» **Short problem**: Give the data below again exactly as it stands. Omit the pictures.

--- Start of Supplied material ---

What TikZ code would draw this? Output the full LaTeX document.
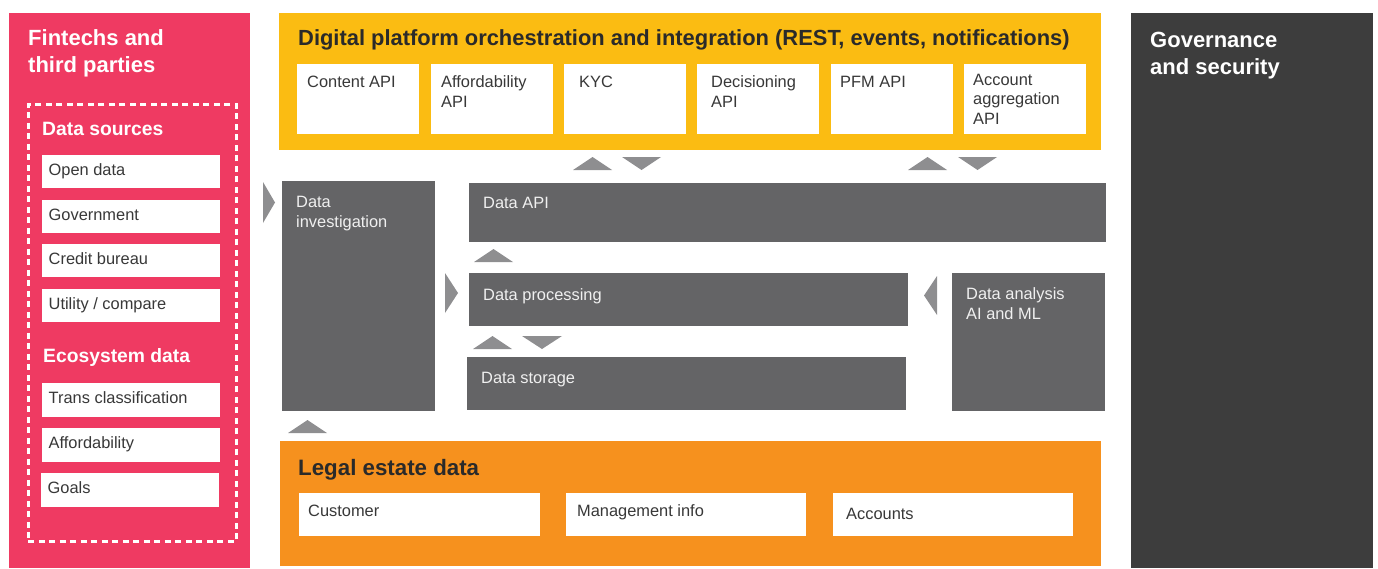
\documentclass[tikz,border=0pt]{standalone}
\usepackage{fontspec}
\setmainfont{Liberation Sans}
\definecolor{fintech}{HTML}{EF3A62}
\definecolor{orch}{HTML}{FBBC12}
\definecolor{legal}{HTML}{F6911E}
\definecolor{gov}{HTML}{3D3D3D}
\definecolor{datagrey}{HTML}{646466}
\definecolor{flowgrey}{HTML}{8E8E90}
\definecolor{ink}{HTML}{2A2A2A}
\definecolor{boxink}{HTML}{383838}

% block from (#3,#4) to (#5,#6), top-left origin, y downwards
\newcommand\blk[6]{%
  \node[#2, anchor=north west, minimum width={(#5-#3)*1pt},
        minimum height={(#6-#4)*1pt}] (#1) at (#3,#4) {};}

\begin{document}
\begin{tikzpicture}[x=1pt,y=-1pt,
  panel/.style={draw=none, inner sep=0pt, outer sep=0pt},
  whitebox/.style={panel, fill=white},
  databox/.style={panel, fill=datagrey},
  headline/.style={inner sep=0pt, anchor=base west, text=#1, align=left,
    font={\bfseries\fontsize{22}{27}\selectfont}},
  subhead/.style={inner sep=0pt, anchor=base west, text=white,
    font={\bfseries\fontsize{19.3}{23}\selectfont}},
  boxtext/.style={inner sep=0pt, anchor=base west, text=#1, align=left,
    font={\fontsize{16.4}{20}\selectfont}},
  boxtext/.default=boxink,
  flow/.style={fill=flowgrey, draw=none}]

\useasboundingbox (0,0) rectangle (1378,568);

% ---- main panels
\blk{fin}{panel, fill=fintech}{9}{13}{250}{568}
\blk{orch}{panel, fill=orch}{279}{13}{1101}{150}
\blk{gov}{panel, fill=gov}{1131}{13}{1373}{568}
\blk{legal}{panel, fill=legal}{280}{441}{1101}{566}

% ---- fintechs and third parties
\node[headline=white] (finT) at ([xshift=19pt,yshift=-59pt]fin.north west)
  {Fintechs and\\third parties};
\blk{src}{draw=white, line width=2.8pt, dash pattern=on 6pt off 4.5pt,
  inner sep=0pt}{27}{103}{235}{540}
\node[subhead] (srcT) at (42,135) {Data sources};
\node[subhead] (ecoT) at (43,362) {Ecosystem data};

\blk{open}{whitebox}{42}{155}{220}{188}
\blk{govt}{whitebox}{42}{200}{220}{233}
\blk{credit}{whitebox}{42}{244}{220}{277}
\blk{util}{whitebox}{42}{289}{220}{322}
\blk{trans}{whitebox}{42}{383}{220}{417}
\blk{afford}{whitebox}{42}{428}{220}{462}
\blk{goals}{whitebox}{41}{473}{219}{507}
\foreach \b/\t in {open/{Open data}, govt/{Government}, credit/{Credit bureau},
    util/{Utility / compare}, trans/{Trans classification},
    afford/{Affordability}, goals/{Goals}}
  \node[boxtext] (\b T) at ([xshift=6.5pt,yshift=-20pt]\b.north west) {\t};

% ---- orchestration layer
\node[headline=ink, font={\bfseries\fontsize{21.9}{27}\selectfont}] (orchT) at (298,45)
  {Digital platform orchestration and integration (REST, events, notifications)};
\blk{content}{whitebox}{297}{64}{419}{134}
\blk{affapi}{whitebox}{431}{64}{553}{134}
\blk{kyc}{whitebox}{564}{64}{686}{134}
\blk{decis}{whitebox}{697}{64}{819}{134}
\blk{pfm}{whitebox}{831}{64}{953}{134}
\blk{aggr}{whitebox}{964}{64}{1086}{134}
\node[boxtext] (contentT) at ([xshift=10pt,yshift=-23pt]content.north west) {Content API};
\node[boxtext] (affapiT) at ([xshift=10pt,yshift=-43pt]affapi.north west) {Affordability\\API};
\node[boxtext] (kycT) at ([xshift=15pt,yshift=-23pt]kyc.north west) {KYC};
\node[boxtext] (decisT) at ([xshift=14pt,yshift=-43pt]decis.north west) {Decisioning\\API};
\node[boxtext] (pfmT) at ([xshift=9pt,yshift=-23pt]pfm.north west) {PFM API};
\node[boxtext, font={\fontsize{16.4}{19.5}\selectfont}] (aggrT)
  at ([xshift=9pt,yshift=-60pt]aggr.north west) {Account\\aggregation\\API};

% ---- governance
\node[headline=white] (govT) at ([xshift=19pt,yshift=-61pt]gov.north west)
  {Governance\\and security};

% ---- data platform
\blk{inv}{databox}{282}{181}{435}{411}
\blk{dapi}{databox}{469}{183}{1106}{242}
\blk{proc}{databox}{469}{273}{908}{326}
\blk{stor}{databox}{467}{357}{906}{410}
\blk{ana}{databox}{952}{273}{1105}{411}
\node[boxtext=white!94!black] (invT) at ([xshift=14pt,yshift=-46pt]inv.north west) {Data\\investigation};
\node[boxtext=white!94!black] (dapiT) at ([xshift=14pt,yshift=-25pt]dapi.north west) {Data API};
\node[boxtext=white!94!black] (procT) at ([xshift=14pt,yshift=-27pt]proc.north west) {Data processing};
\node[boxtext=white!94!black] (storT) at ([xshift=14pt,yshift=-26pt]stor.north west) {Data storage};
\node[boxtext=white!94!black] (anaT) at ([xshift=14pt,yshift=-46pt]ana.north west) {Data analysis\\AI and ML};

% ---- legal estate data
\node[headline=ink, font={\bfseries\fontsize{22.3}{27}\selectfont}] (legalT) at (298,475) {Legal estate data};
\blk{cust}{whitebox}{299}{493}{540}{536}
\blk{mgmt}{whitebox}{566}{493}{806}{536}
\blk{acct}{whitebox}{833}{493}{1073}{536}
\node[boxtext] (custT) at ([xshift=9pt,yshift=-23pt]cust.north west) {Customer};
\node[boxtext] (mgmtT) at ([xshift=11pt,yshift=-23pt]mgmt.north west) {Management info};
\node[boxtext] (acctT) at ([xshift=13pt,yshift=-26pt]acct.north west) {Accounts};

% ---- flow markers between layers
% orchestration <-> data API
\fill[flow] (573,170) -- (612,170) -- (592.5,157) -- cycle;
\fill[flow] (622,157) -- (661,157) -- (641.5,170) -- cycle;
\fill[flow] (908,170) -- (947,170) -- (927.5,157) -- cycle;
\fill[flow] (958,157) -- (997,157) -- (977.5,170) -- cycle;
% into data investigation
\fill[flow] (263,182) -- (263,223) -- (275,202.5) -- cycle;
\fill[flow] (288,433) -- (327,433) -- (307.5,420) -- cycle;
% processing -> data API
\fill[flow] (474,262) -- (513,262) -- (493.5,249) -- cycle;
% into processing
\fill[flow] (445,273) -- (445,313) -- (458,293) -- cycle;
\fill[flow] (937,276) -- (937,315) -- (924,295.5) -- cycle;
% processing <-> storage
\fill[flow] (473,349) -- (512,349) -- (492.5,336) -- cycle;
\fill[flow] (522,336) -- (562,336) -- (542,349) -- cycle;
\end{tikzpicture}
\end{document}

--- End of Supplied material ---

» **Result of the task**:
What TikZ code would draw this? Output the full LaTeX document.
\documentclass[tikz,border=0pt]{standalone}
\usepackage{fontspec}
\setmainfont{Liberation Sans}
\definecolor{fintech}{HTML}{EF3A62}
\definecolor{orch}{HTML}{FBBC12}
\definecolor{legal}{HTML}{F6911E}
\definecolor{gov}{HTML}{3D3D3D}
\definecolor{datagrey}{HTML}{646466}
\definecolor{flowgrey}{HTML}{8E8E90}
\definecolor{ink}{HTML}{2A2A2A}
\definecolor{boxink}{HTML}{383838}

% block from (#3,#4) to (#5,#6), top-left origin, y downwards
\newcommand\blk[6]{%
  \node[#2, anchor=north west, minimum width={(#5-#3)*1pt},
        minimum height={(#6-#4)*1pt}] (#1) at (#3,#4) {};}

\begin{document}
\begin{tikzpicture}[x=1pt,y=-1pt,
  panel/.style={draw=none, inner sep=0pt, outer sep=0pt},
  whitebox/.style={panel, fill=white},
  databox/.style={panel, fill=datagrey},
  headline/.style={inner sep=0pt, anchor=base west, text=#1, align=left,
    font={\bfseries\fontsize{22}{27}\selectfont}},
  subhead/.style={inner sep=0pt, anchor=base west, text=white,
    font={\bfseries\fontsize{19.3}{23}\selectfont}},
  boxtext/.style={inner sep=0pt, anchor=base west, text=#1, align=left,
    font={\fontsize{16.4}{20}\selectfont}},
  boxtext/.default=boxink,
  flow/.style={fill=flowgrey, draw=none}]

\useasboundingbox (0,0) rectangle (1378,568);

% ---- main panels
\blk{fin}{panel, fill=fintech}{9}{13}{250}{568}
\blk{orch}{panel, fill=orch}{279}{13}{1101}{150}
\blk{gov}{panel, fill=gov}{1131}{13}{1373}{568}
\blk{legal}{panel, fill=legal}{280}{441}{1101}{566}

% ---- fintechs and third parties
\node[headline=white] (finT) at ([xshift=19pt,yshift=-59pt]fin.north west)
  {Fintechs and\\third parties};
\blk{src}{draw=white, line width=2.8pt, dash pattern=on 6pt off 4.5pt,
  inner sep=0pt}{27}{103}{235}{540}
\node[subhead] (srcT) at (42,135) {Data sources};
\node[subhead] (ecoT) at (43,362) {Ecosystem data};

\blk{open}{whitebox}{42}{155}{220}{188}
\blk{govt}{whitebox}{42}{200}{220}{233}
\blk{credit}{whitebox}{42}{244}{220}{277}
\blk{util}{whitebox}{42}{289}{220}{322}
\blk{trans}{whitebox}{42}{383}{220}{417}
\blk{afford}{whitebox}{42}{428}{220}{462}
\blk{goals}{whitebox}{41}{473}{219}{507}
\foreach \b/\t in {open/{Open data}, govt/{Government}, credit/{Credit bureau},
    util/{Utility / compare}, trans/{Trans classification},
    afford/{Affordability}, goals/{Goals}}
  \node[boxtext] (\b T) at ([xshift=6.5pt,yshift=-20pt]\b.north west) {\t};

% ---- orchestration layer
\node[headline=ink, font={\bfseries\fontsize{21.9}{27}\selectfont}] (orchT) at (298,45)
  {Digital platform orchestration and integration (REST, events, notifications)};
\blk{content}{whitebox}{297}{64}{419}{134}
\blk{affapi}{whitebox}{431}{64}{553}{134}
\blk{kyc}{whitebox}{564}{64}{686}{134}
\blk{decis}{whitebox}{697}{64}{819}{134}
\blk{pfm}{whitebox}{831}{64}{953}{134}
\blk{aggr}{whitebox}{964}{64}{1086}{134}
\node[boxtext] (contentT) at ([xshift=10pt,yshift=-23pt]content.north west) {Content API};
\node[boxtext] (affapiT) at ([xshift=10pt,yshift=-43pt]affapi.north west) {Affordability\\API};
\node[boxtext] (kycT) at ([xshift=15pt,yshift=-23pt]kyc.north west) {KYC};
\node[boxtext] (decisT) at ([xshift=14pt,yshift=-43pt]decis.north west) {Decisioning\\API};
\node[boxtext] (pfmT) at ([xshift=9pt,yshift=-23pt]pfm.north west) {PFM API};
\node[boxtext, font={\fontsize{16.4}{19.5}\selectfont}] (aggrT)
  at ([xshift=9pt,yshift=-60pt]aggr.north west) {Account\\aggregation\\API};

% ---- governance
\node[headline=white] (govT) at ([xshift=19pt,yshift=-61pt]gov.north west)
  {Governance\\and security};

% ---- data platform
\blk{inv}{databox}{282}{181}{435}{411}
\blk{dapi}{databox}{469}{183}{1106}{242}
\blk{proc}{databox}{469}{273}{908}{326}
\blk{stor}{databox}{467}{357}{906}{410}
\blk{ana}{databox}{952}{273}{1105}{411}
\node[boxtext=white!94!black] (invT) at ([xshift=14pt,yshift=-46pt]inv.north west) {Data\\investigation};
\node[boxtext=white!94!black] (dapiT) at ([xshift=14pt,yshift=-25pt]dapi.north west) {Data API};
\node[boxtext=white!94!black] (procT) at ([xshift=14pt,yshift=-27pt]proc.north west) {Data processing};
\node[boxtext=white!94!black] (storT) at ([xshift=14pt,yshift=-26pt]stor.north west) {Data storage};
\node[boxtext=white!94!black] (anaT) at ([xshift=14pt,yshift=-46pt]ana.north west) {Data analysis\\AI and ML};

% ---- legal estate data
\node[headline=ink, font={\bfseries\fontsize{22.3}{27}\selectfont}] (legalT) at (298,475) {Legal estate data};
\blk{cust}{whitebox}{299}{493}{540}{536}
\blk{mgmt}{whitebox}{566}{493}{806}{536}
\blk{acct}{whitebox}{833}{493}{1073}{536}
\node[boxtext] (custT) at ([xshift=9pt,yshift=-23pt]cust.north west) {Customer};
\node[boxtext] (mgmtT) at ([xshift=11pt,yshift=-23pt]mgmt.north west) {Management info};
\node[boxtext] (acctT) at ([xshift=13pt,yshift=-26pt]acct.north west) {Accounts};

% ---- flow markers between layers
% orchestration <-> data API
\fill[flow] (573,170) -- (612,170) -- (592.5,157) -- cycle;
\fill[flow] (622,157) -- (661,157) -- (641.5,170) -- cycle;
\fill[flow] (908,170) -- (947,170) -- (927.5,157) -- cycle;
\fill[flow] (958,157) -- (997,157) -- (977.5,170) -- cycle;
% into data investigation
\fill[flow] (263,182) -- (263,223) -- (275,202.5) -- cycle;
\fill[flow] (288,433) -- (327,433) -- (307.5,420) -- cycle;
% processing -> data API
\fill[flow] (474,262) -- (513,262) -- (493.5,249) -- cycle;
% into processing
\fill[flow] (445,273) -- (445,313) -- (458,293) -- cycle;
\fill[flow] (937,276) -- (937,315) -- (924,295.5) -- cycle;
% processing <-> storage
\fill[flow] (473,349) -- (512,349) -- (492.5,336) -- cycle;
\fill[flow] (522,336) -- (562,336) -- (542,349) -- cycle;
\end{tikzpicture}
\end{document}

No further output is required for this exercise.